Pleistocene terraces inset into incised basin fill deposits provide further insight into more recent rates of incision and how they might vary with climate cycles. Basin high stand remnants in southeastern Arizona are prominent and striking deposits throughout the region, and as such they have attracted the attention of geologists from the early 20th century through the present (e.g., Bryan, 1926; Davis and Brooks, 1930; Dickinson, 1991). However, the ages inferred for loosely correlative basin high stands have ranged from ~20,000 years ago (Melton, 1965) to 1.0-2.2 Ma (Menges and McFadden, 1981; Morrison, 1985).
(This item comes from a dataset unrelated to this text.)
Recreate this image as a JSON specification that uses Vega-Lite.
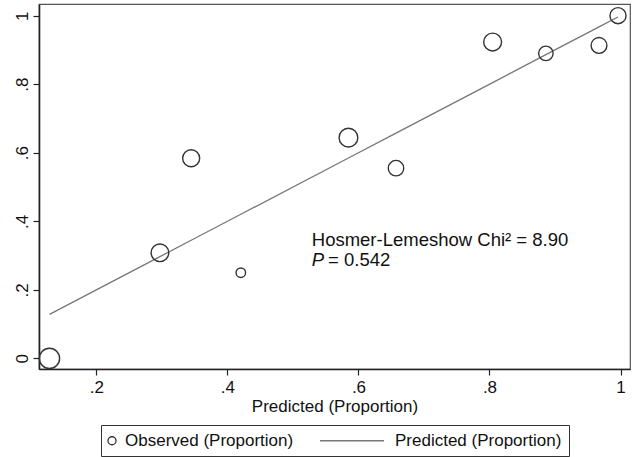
{
  "$schema": "https://vega.github.io/schema/vega-lite/v6.json",
  "width": 591,
  "height": 365,
  "autosize": {"type": "none"},
  "padding": {"left": 39, "top": 4, "right": 2, "bottom": 88},
  "background": "white",
  "config": {
    "font": "Liberation Sans",
    "view": {"stroke": "#555", "strokeWidth": 1.2},
    "axis": {
      "grid": false,
      "domainColor": "#222",
      "domainWidth": 1.6,
      "tickColor": "#222",
      "tickWidth": 1.2,
      "tickSize": 6,
      "labelFont": "Liberation Sans",
      "labelFontSize": 17,
      "labelColor": "#111",
      "titleFont": "Liberation Sans",
      "titleFontSize": 17,
      "titleFontWeight": "normal",
      "titleColor": "#111"
    }
  },
  "datasets": {
    "groups": [
      {"pred": 0.1283, "obs": 0.0, "n": 41, "series": "Observed (Proportion)"},
      {"pred": 0.2969, "obs": 0.308, "n": 31, "series": "Observed (Proportion)"},
      {"pred": 0.3446, "obs": 0.584, "n": 29, "series": "Observed (Proportion)"},
      {"pred": 0.4204, "obs": 0.25, "n": 9, "series": "Observed (Proportion)"},
      {"pred": 0.5847, "obs": 0.644, "n": 35, "series": "Observed (Proportion)"},
      {"pred": 0.6573, "obs": 0.555, "n": 24, "series": "Observed (Proportion)"},
      {"pred": 0.8048, "obs": 0.923, "n": 32, "series": "Observed (Proportion)"},
      {"pred": 0.8861, "obs": 0.89, "n": 21, "series": "Observed (Proportion)"},
      {"pred": 0.9672, "obs": 0.913, "n": 25, "series": "Observed (Proportion)"},
      {"pred": 0.9962, "obs": 1.0, "n": 26, "series": "Observed (Proportion)"}
    ],
    "notes": [
      {"label": "Hosmer-Lemeshow Chi² = 8.90", "nx": 0.5287, "ny": 0.344, "italic": false},
      {"label": "P", "nx": 0.5287, "ny": 0.286, "italic": true},
      {"label": "= 0.542", "nx": 0.5535, "ny": 0.286, "italic": false}
    ]
  },
  "layer": [
    {
      "data": {"name": "groups"},
      "mark": {"type": "line", "color": "#777", "strokeWidth": 1.3},
      "encoding": {
        "x": {"field": "pred", "type": "quantitative", "scale": {"domain": [0.1123, 1.0145], "nice": false, "zero": false},
          "axis": {"values": [0.2, 0.4, 0.6, 0.8, 1], "title": "Predicted (Proportion)", "labelPadding": 4, "titlePadding": 3,
            "labelExpr": "datum.value == 1 ? '1' : '.' + round(datum.value * 10)"}},
        "y": {"field": "pred", "type": "quantitative", "scale": {"domain": [-0.031, 1.034], "nice": false, "zero": false},
          "axis": {"values": [0, 0.2, 0.4, 0.6, 0.8, 1], "title": null, "labelAngle": -90, "labelPadding": 2,
            "labelExpr": "datum.value == 0 ? '0' : datum.value == 1 ? '1' : '.' + round(datum.value * 10)"}}
      }
    },
    {
      "data": {"name": "groups"},
      "mark": {"type": "point", "filled": false, "color": "#333", "strokeWidth": 1.4, "opacity": 1},
      "encoding": {
        "x": {"field": "pred", "type": "quantitative"},
        "y": {"field": "obs", "type": "quantitative"},
        "size": {"field": "n", "type": "quantitative", "scale": {"domain": [0, 40], "range": [0, 400], "zero": true}, "legend": null},
        "shape": {
          "field": "series", "type": "nominal",
          "scale": {"domain": ["Observed (Proportion)", "Predicted (Proportion)"], "range": ["circle", "stroke"]},
          "legend": {
            "title": null,
            "orient": "none",
            "legendX": 62,
            "legendY": 421,
            "direction": "horizontal",
            "strokeColor": "#333",
            "padding": 7,
            "columnPadding": 23,
            "labelFont": "Liberation Sans",
            "labelFontSize": 17,
            "labelColor": "#111",
            "labelLimit": 0,
            "symbolSize": 64,
            "symbolStrokeColor": "#333",
            "symbolFillColor": "transparent",
            "symbolStrokeWidth": 1.3,
            "encoding": {
              "symbols": {
                "size": {"value": {"expr": "datum.value === 'Predicted (Proportion)' ? 4096 : 64"}},
                "x": {"value": {"expr": "datum.value === 'Predicted (Proportion)' ? 32 : 4"}},
                "stroke": {"value": {"expr": "datum.value === 'Predicted (Proportion)' ? '#777' : '#333'"}}
              },
              "labels": {
                "x": {"value": {"expr": "datum.value === 'Predicted (Proportion)' ? 75 : 17"}}
              }
            }
          }
        }
      }
    },
    {
      "data": {"name": "notes"},
      "transform": [{"filter": "!datum.italic"}],
      "mark": {"type": "text", "align": "left", "baseline": "middle", "fontSize": 18.5, "font": "Liberation Sans", "color": "#111"},
      "encoding": {
        "x": {"field": "nx", "type": "quantitative"},
        "y": {"field": "ny", "type": "quantitative"},
        "text": {"field": "label"}
      }
    },
    {
      "data": {"name": "notes"},
      "transform": [{"filter": "datum.italic"}],
      "mark": {"type": "text", "align": "left", "baseline": "middle", "fontSize": 18.5, "fontStyle": "italic", "font": "Liberation Sans", "color": "#111"},
      "encoding": {
        "x": {"field": "nx", "type": "quantitative"},
        "y": {"field": "ny", "type": "quantitative"},
        "text": {"field": "label"}
      }
    }
  ]
}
While it is unlikely that each basin’s high stand would have been preserved at the same time since the timing of tributary integration with the Gila River was not simultaneous (Dickinson, 1991), the potential for a regional similarity in climate driven drainage integration remains, as does the potential to identify basin high stands that have not yet experienced widespread incision (Melton, 1965; Dickinson, 1991).
An absolute timeline for the final stages of sedimentary basin aggradation and subsequent basin fill dissection is necessary to resolve the effects of Late Cenozoic climate on regional basin aggradation rates and drainage integration pace and pattern. Stratigraphic relationships and soil development support an age of 1 Ma or older for some of these basin fill surfaces (Menges and McFadden, 1981), but no absolute dates exist for these basin high stand remnants. If these undeformed surfaces and underlying basin fill do indeed date to the Early Pleistocene or Late Pliocene, then they represent a potential bridge in understanding between Late Miocene-Early Pliocene Basin and Range tectonics and post-tectonic landscape evolution. In short, establishing unambiguous ages for these deposits and the underlying strata may help provide just the constraints needed to untangle the complex coupling between climate and tectonic forcing of the landscape.